The search form

The search form consists of an upper line where you specify the search range, and in its lower part a number of nested search expressions represented as boxes, each enclosing some search criteria.

A search expression can be of AND or OR type, i.e. an object satisfying the search expression must either satisfy all its criteria (AND) or at least one (OR). A search criterion can either be a simple criterion, requiring e.g. that the name of the searched objects contains the string "bscw", or be a search expression itself, which is where the nesting of search expressions comes from. A simple search criterion can also be negated, requiring, for example, that the name of the searched objects does not contain the string "bscw". Search expressions can also be negated - with the exception of the top-level search expression.

Simple search criteria can refer to all metadata of objects and, in the case of documents, to their content. In detail, search criteria can refer to

      general object attributes like name, description, tags or BSCW object type,

      Content and specific attributes of documents like file type or Dublin Core attributes,

      Events that have occurred with an object,

      special metadata attributes of individual object types such as organization and email address for contacts or tasks for flow folders. User-defined metadata attributes can also be referenced here.

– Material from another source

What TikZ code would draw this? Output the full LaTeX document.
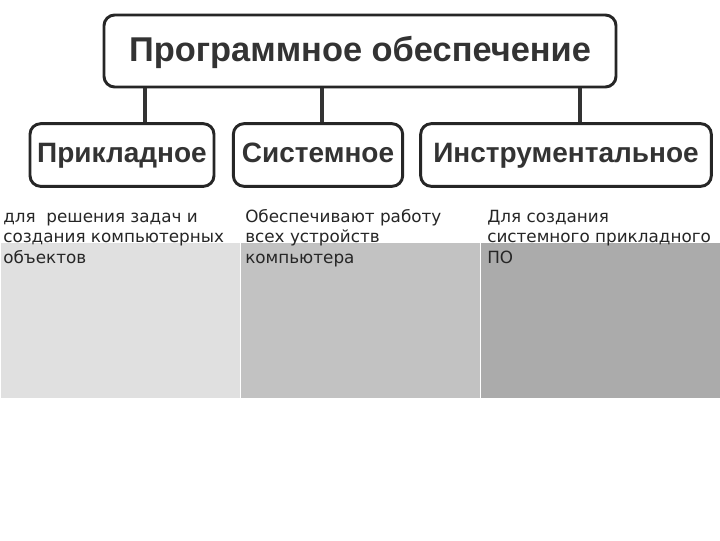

For text fields (name, description, tags, content, etc.) you can also enter multiple search terms and also parts of searched terms. When doing so, keep the following note in mind.

Note: When searching with textual search terms, the following rules apply, using document search by content as an example; the same rules apply to similar cases such as object search by name.     
When entering a single search term, all documents are found whose content contains this search term as part of a word. If several search terms separated by spaces are entered, all documents will be found whose content contains all search terms as parts of words. The order does not matter. If documents are to be found with a specific phrase that also contains spaces, this phrase must be enclosed in quotation marks.     
Non-alphanumeric characters are treated as what they are by default. However, if an indexing service is installed
on your BSCW server, these characters are searched for exactly in phrases, but in simple search terms they are interpreted as separators like the space character (except for . and :).         
There are no wildcard characters for the search.  
Upper and lower case are not distinguished, not even in search phrases.

You can also remove and move the expressions and criteria of your query again. To do this, proceed as follows.

      You remove a criterion or an expression by clicking the icon on the rightentfernen edge of a criterion or the header of an expression. For the top-level search expression, this operation means that all contained criteria and expressions are removed. Note that this operation cannot be undone.